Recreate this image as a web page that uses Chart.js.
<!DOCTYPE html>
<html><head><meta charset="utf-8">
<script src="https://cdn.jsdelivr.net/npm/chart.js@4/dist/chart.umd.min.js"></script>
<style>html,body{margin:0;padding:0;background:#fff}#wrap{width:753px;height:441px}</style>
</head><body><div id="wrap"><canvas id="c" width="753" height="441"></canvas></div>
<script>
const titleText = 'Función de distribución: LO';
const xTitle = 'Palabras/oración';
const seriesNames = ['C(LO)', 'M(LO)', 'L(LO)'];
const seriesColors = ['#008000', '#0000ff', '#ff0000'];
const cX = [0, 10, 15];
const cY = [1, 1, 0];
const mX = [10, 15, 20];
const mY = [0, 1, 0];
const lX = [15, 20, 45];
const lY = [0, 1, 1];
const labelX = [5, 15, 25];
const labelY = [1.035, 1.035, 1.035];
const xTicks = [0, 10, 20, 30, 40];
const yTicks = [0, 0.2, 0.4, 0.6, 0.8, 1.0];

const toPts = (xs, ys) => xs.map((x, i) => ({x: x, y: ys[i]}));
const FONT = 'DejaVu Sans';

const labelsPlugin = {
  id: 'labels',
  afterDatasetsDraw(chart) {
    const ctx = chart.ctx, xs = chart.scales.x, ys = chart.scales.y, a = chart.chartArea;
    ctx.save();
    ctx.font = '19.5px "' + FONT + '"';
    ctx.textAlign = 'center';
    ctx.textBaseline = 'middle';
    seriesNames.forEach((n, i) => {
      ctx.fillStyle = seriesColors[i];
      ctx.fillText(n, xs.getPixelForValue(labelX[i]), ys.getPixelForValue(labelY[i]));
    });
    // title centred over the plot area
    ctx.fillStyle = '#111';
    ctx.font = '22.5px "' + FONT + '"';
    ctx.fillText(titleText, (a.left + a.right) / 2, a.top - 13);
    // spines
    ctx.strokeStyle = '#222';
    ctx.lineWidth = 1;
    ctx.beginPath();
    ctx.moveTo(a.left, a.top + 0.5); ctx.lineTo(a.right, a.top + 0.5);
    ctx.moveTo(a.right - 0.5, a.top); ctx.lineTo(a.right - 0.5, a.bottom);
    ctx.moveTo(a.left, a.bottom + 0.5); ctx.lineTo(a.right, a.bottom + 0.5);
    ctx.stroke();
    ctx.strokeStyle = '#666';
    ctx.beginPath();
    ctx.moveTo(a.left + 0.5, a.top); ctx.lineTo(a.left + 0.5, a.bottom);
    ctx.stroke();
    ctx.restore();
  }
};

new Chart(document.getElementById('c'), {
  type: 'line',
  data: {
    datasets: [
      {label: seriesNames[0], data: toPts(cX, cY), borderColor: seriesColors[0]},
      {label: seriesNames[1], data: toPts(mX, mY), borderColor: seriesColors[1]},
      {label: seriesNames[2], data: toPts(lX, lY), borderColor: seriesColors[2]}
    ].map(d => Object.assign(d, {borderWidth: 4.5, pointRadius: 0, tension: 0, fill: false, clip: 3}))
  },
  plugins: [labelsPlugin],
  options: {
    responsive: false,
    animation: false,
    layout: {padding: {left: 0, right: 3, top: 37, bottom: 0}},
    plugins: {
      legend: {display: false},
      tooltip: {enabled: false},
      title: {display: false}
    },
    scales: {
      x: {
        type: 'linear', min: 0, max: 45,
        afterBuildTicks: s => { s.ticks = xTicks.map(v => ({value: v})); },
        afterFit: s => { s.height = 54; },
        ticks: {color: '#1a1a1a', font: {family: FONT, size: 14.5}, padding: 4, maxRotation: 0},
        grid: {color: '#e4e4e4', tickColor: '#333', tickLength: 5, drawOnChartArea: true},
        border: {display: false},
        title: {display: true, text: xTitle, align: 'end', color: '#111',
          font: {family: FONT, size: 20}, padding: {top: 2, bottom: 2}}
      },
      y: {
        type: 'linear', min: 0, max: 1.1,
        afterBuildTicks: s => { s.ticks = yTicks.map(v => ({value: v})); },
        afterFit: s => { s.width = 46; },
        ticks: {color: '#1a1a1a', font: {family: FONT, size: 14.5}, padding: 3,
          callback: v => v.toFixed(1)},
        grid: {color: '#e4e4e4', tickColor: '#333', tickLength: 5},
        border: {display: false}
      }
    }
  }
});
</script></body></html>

········

PROBLEM DESCRIPTION: Please print exactly what appears from the first line of the data through the line with "const FONT = 'DejaVu Sans';", including both of those lines and nothing past them.

SOLVED EXERCISE:
Recreate this image as a web page that uses Chart.js.
<!DOCTYPE html>
<html><head><meta charset="utf-8">
<script src="https://cdn.jsdelivr.net/npm/chart.js@4/dist/chart.umd.min.js"></script>
<style>html,body{margin:0;padding:0;background:#fff}#wrap{width:753px;height:441px}</style>
</head><body><div id="wrap"><canvas id="c" width="753" height="441"></canvas></div>
<script>
const titleText = 'Función de distribución: LO';
const xTitle = 'Palabras/oración';
const seriesNames = ['C(LO)', 'M(LO)', 'L(LO)'];
const seriesColors = ['#008000', '#0000ff', '#ff0000'];
const cX = [0, 10, 15];
const cY = [1, 1, 0];
const mX = [10, 15, 20];
const mY = [0, 1, 0];
const lX = [15, 20, 45];
const lY = [0, 1, 1];
const labelX = [5, 15, 25];
const labelY = [1.035, 1.035, 1.035];
const xTicks = [0, 10, 20, 30, 40];
const yTicks = [0, 0.2, 0.4, 0.6, 0.8, 1.0];

const toPts = (xs, ys) => xs.map((x, i) => ({x: x, y: ys[i]}));
const FONT = 'DejaVu Sans';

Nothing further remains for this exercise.